→ **The request**:
For the entries below, how many lines include the word "this"? Give the figure and nothing more.

→ **Source material**:
_ _ _ _ _
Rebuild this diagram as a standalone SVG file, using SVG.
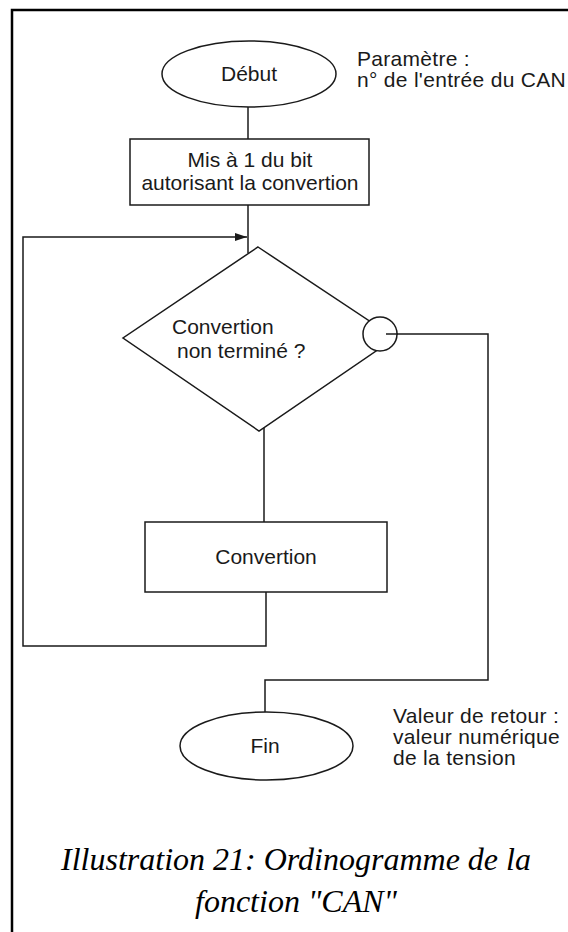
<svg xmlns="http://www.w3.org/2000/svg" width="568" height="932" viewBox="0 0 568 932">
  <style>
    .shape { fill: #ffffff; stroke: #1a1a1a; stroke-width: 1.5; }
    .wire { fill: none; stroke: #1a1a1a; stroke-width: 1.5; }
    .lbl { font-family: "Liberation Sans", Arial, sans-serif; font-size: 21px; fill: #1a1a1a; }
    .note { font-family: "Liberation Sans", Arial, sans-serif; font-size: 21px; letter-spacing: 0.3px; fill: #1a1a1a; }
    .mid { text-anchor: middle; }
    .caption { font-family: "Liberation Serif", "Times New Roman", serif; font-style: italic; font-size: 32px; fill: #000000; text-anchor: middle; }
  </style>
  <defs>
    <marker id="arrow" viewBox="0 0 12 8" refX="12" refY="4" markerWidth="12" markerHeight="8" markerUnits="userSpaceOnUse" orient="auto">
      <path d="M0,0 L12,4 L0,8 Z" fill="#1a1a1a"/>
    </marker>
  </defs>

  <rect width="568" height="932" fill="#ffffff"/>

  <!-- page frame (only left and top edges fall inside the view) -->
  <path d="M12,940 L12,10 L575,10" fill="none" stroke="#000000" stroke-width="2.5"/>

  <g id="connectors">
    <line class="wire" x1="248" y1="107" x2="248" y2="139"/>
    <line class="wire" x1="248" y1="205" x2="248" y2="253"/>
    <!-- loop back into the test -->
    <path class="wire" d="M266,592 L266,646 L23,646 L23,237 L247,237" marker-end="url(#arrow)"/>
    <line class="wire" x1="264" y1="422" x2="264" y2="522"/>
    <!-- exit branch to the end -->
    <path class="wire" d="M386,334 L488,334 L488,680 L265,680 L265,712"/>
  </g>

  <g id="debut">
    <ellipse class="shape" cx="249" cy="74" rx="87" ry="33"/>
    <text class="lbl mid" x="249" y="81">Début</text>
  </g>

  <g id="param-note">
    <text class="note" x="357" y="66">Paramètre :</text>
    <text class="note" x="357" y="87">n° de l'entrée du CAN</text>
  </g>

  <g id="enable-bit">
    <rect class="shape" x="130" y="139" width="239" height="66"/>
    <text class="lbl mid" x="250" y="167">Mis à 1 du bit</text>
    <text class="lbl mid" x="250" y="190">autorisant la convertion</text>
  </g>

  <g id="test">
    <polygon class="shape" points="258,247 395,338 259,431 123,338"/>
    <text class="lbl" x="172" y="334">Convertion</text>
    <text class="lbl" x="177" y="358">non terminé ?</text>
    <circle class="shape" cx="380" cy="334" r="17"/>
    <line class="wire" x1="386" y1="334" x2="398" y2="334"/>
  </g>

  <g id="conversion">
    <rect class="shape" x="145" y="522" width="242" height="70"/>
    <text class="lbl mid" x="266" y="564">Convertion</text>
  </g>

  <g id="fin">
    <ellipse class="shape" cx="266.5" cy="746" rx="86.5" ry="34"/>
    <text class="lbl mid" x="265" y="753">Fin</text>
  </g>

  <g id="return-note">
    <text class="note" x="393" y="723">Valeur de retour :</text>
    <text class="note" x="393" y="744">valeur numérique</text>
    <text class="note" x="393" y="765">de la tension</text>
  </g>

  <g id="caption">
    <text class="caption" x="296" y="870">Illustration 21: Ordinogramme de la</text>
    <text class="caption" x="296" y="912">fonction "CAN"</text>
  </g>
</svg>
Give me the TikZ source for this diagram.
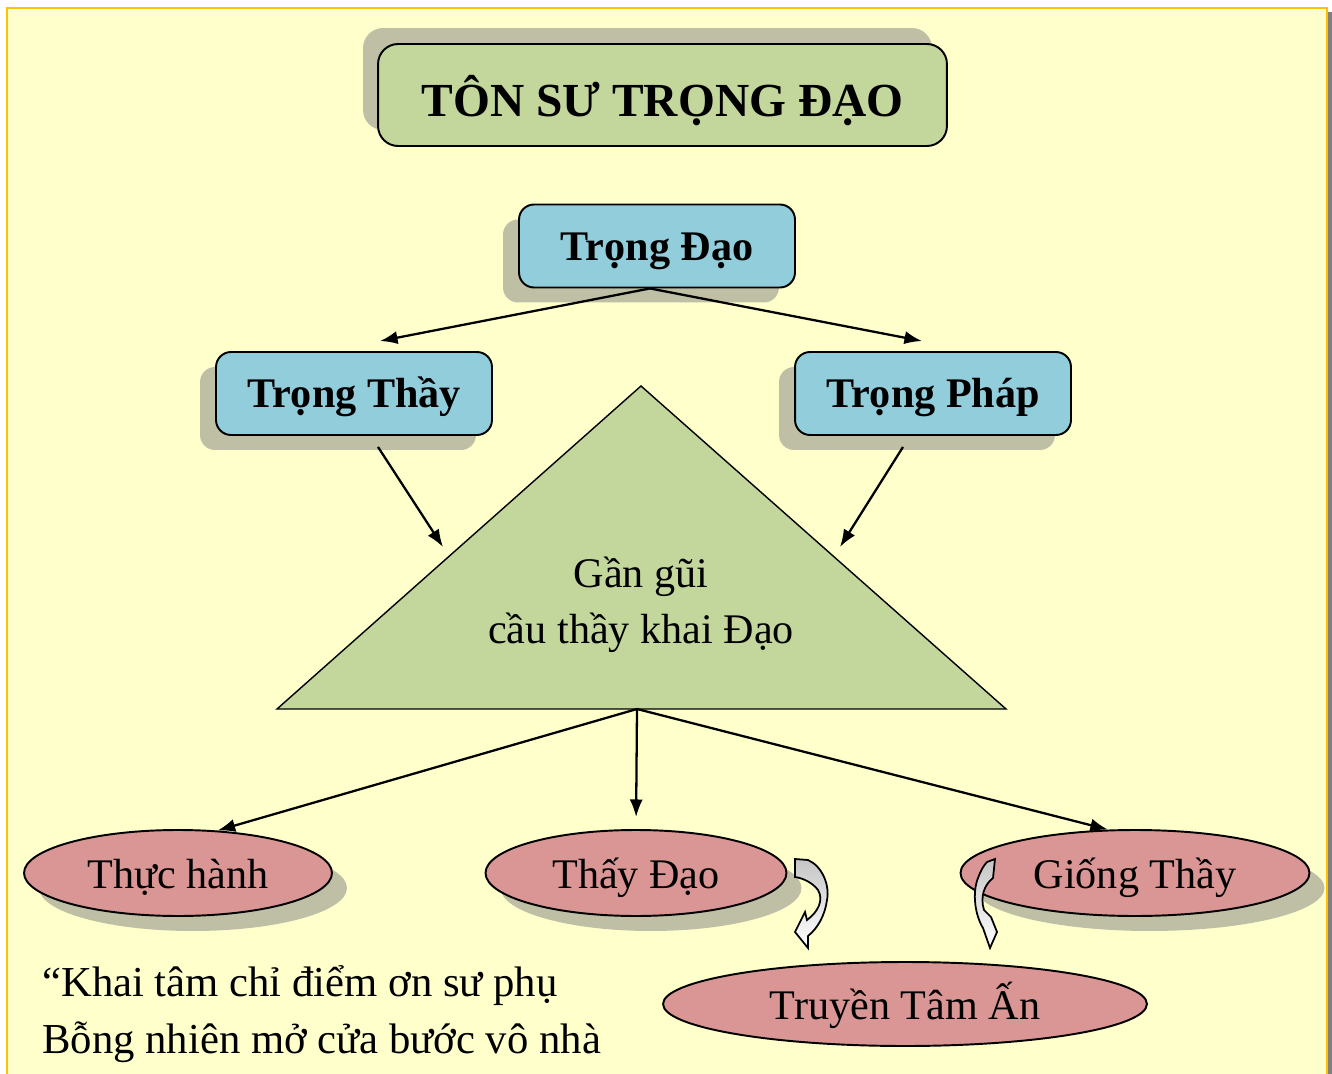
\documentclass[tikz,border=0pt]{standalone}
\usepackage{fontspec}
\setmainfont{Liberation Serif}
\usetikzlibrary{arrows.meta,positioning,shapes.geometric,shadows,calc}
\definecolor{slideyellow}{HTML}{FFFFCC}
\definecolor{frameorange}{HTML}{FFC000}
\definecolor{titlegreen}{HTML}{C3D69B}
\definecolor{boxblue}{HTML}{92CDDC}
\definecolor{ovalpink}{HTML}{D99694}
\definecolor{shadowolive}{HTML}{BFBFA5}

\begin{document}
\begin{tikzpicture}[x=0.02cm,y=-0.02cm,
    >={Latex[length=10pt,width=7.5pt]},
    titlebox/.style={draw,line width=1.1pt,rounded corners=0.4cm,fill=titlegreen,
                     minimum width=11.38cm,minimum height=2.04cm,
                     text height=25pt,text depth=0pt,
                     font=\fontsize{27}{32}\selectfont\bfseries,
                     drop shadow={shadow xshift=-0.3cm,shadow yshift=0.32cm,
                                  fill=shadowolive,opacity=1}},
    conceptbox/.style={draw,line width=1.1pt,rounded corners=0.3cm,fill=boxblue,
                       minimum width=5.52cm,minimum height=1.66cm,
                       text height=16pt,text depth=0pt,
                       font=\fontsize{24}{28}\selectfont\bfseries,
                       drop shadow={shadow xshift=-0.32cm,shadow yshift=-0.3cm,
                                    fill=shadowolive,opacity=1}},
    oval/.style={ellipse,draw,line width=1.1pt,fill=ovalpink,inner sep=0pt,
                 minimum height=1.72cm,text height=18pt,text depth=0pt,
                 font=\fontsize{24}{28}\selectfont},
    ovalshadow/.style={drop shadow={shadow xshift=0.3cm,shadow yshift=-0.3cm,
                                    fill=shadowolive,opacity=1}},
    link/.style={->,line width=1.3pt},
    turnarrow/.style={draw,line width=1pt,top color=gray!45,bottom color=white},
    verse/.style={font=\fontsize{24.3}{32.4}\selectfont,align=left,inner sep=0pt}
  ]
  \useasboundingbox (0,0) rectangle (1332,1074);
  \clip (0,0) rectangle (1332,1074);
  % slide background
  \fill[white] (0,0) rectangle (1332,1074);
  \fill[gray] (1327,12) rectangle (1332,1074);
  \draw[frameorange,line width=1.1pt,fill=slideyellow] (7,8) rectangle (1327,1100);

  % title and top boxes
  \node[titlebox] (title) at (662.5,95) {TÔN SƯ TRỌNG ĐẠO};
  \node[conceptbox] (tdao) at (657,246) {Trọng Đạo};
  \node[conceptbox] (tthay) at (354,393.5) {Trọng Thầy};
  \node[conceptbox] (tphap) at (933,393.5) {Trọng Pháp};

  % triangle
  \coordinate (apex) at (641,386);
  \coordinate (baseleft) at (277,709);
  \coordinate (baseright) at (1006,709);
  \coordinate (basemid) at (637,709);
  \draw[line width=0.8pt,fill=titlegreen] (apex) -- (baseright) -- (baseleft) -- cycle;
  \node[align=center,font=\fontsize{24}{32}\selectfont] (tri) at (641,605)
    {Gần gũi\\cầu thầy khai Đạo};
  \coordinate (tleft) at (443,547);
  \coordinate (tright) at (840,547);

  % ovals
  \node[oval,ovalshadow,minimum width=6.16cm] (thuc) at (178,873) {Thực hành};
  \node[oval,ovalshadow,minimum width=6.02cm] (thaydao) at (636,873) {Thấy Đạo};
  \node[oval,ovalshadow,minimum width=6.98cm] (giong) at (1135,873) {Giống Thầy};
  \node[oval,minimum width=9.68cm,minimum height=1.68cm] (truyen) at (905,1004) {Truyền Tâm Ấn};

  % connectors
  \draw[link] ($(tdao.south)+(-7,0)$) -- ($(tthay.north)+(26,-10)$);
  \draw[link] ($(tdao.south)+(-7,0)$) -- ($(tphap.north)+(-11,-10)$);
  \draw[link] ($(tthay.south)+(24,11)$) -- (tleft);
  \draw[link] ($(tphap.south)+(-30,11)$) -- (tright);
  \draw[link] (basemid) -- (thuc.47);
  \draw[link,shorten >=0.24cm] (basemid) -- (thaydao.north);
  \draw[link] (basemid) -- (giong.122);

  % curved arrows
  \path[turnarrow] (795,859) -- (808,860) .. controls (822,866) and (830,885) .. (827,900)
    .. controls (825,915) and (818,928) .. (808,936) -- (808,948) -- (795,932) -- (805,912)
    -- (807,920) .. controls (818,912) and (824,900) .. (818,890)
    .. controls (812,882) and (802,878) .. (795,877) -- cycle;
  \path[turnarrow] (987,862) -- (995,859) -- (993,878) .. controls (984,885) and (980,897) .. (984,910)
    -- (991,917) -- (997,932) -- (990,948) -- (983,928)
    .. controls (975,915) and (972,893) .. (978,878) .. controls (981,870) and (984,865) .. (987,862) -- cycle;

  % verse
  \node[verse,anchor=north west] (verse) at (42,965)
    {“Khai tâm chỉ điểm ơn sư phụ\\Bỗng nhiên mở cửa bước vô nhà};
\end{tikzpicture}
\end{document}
_ _ _ _ _
→ **Exercise result**:
2